Do this:
Extract only the first line of the listing and every line after it up to and including the one with "(0,0) rectangle (1222,1057);". Omit the pictures.
-- START OF Source material --
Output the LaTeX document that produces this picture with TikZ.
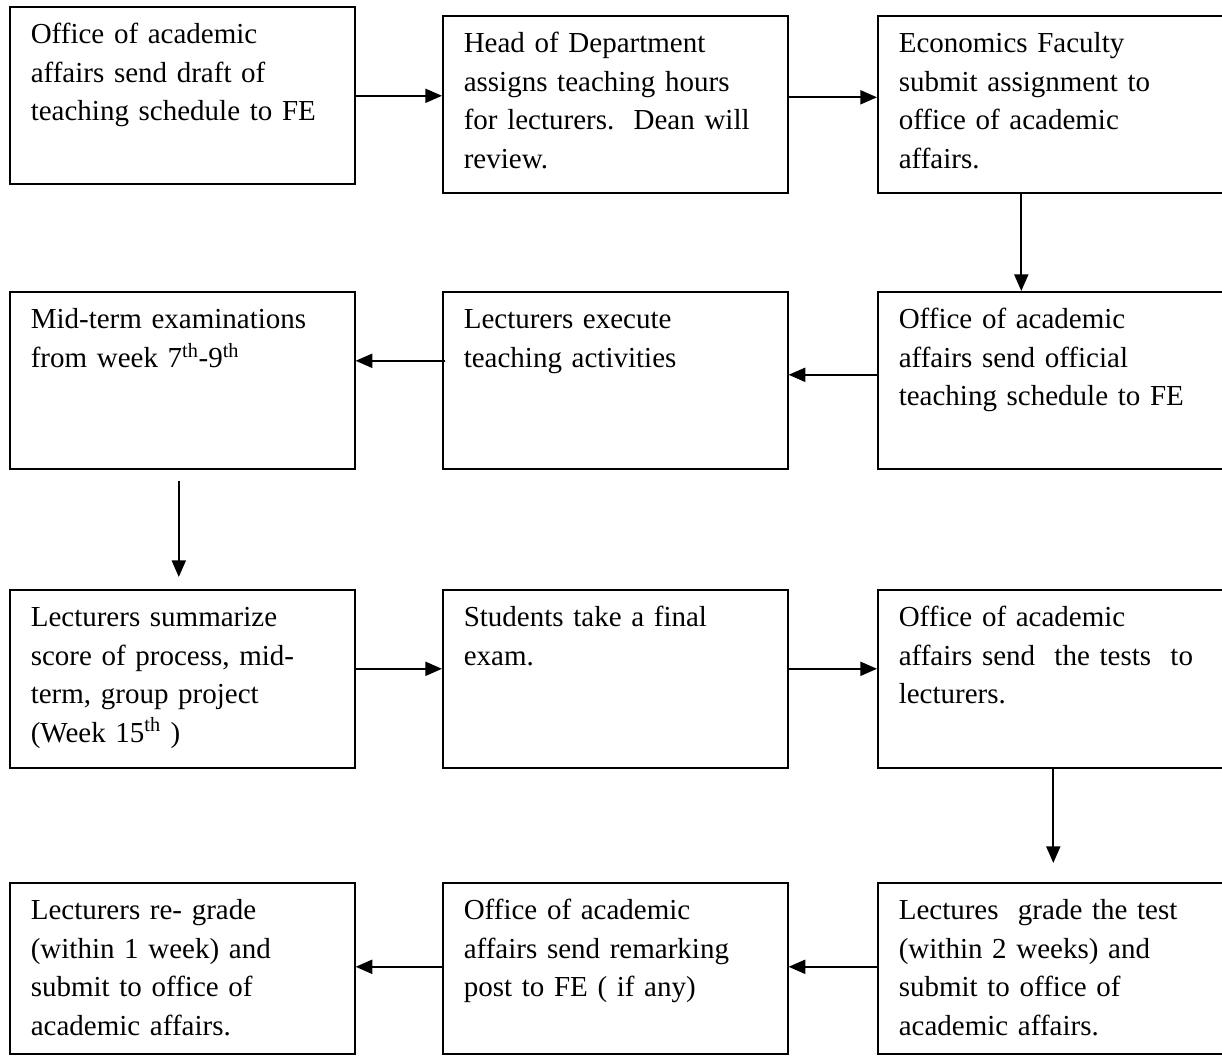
\documentclass[tikz,border=0pt]{standalone}
\usepackage{fontspec}
\setmainfont{Liberation Serif}
\usetikzlibrary{arrows.meta,calc}

\tikzset{every picture/.style={line width=0.75pt}}
\tikzset{
  stepbox/.style={draw, line width=1.2pt, anchor=north west, align=left,
    text width=227.25pt, inner xsep=15.75pt, inner ysep=0pt,
    text height=27.75pt, text depth=#1,
    font=\fontsize{21.75}{28.8}\selectfont},
  stepbox/.default=105pt,
  flow/.style={line width=1.5pt, -{Triangle[length=12.5pt,width=10.5pt]}}
}

\begin{document}
\begin{tikzpicture}[x=0.75pt,y=0.75pt,yscale=-1,xscale=1]
\useasboundingbox (0,0) rectangle (1222,1057);

% Text Node
\node[stepbox] (draft) at (9,6) {Office of academic\\affairs send draft of\\teaching schedule to FE};
% Text Node
\node[stepbox] (hours) at (442,15) {Head of Department\\assigns teaching hours\\for lecturers.\ \ Dean will\\review.};
% Text Node
\node[stepbox] (submit) at (877,15) {Economics Faculty\\submit assignment to\\office of academic\\affairs.};

% Text Node
\node[stepbox] (official) at (877,291) {Office of academic\\affairs send official\\teaching schedule to FE};
% Text Node
\node[stepbox] (teach) at (442,291) {Lecturers execute\\teaching activities};
% Text Node
\node[stepbox] (midterm) at (9,291) {Mid-term examinations\\from week 7\textsuperscript{th}-9\textsuperscript{th}};

% Text Node
\node[stepbox=105.75pt] (summary) at (9,589) {Lecturers summarize\\score of process, mid-\\term, group project\\(Week 15\textsuperscript{th} )};
% Text Node
\node[stepbox=105.75pt] (final) at (442,589) {Students take a final\\exam.};
% Text Node
\node[stepbox=105.75pt] (tests) at (877,589) {Office of academic\\affairs send\ \ the tests\ \ to\\lecturers.};

% Text Node
\node[stepbox=100.5pt] (grade) at (877,882) {Lectures\ \ grade the test\\(within 2 weeks) and\\submit to office of\\academic affairs.};
% Text Node
\node[stepbox=100.5pt] (remark) at (442,882) {Office of academic\\affairs send remarking\\post to FE ( if any)};
% Text Node
\node[stepbox=100.5pt] (regrade) at (9,882) {Lecturers re- grade\\(within 1 week) and\\submit to office of\\academic affairs.};

%Straight Lines
\draw[flow] ($(draft.east)+(0,0.5)$) -- ($(hours.west)+(0,-8.5)$);
\draw[flow] ($(hours.east)+(0,-7)$) -- ($(submit.west)+(0,-7)$);
\draw[flow] ($(submit.south)+(-29,0)$) -- ($(official.north)+(-29,0)$);
\draw[flow] ($(official.west)+(0,-5.5)$) -- ($(teach.east)+(0,-5.5)$);
\draw[flow] ($(teach.west)+(3,-19.5)$) -- ($(midterm.east)+(0,-19.5)$);
\draw[flow, shorten <=8.25pt, shorten >=9pt] ($(midterm.south)+(-3.5,0)$) -- ($(summary.north)+(-3.5,0)$);
\draw[flow] ($(summary.east)+(0,-10)$) -- ($(final.west)+(0,-10)$);
\draw[flow] ($(final.east)+(0,-10)$) -- ($(tests.west)+(0,-10)$);
\draw[flow, shorten >=14.25pt] ($(tests.south)+(3,0)$) -- ($(grade.north)+(3,0)$);
\draw[flow] ($(grade.west)+(0,-1.5)$) -- ($(remark.east)+(0,-1.5)$);
\draw[flow] ($(remark.west)+(0,-1.5)$) -- ($(regrade.east)+(0,-1.5)$);

\end{tikzpicture}
\end{document}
-- END OF Source material --
Reply to the task:
Output the LaTeX document that produces this picture with TikZ.
\documentclass[tikz,border=0pt]{standalone}
\usepackage{fontspec}
\setmainfont{Liberation Serif}
\usetikzlibrary{arrows.meta,calc}

\tikzset{every picture/.style={line width=0.75pt}}
\tikzset{
  stepbox/.style={draw, line width=1.2pt, anchor=north west, align=left,
    text width=227.25pt, inner xsep=15.75pt, inner ysep=0pt,
    text height=27.75pt, text depth=#1,
    font=\fontsize{21.75}{28.8}\selectfont},
  stepbox/.default=105pt,
  flow/.style={line width=1.5pt, -{Triangle[length=12.5pt,width=10.5pt]}}
}

\begin{document}
\begin{tikzpicture}[x=0.75pt,y=0.75pt,yscale=-1,xscale=1]
\useasboundingbox (0,0) rectangle (1222,1057);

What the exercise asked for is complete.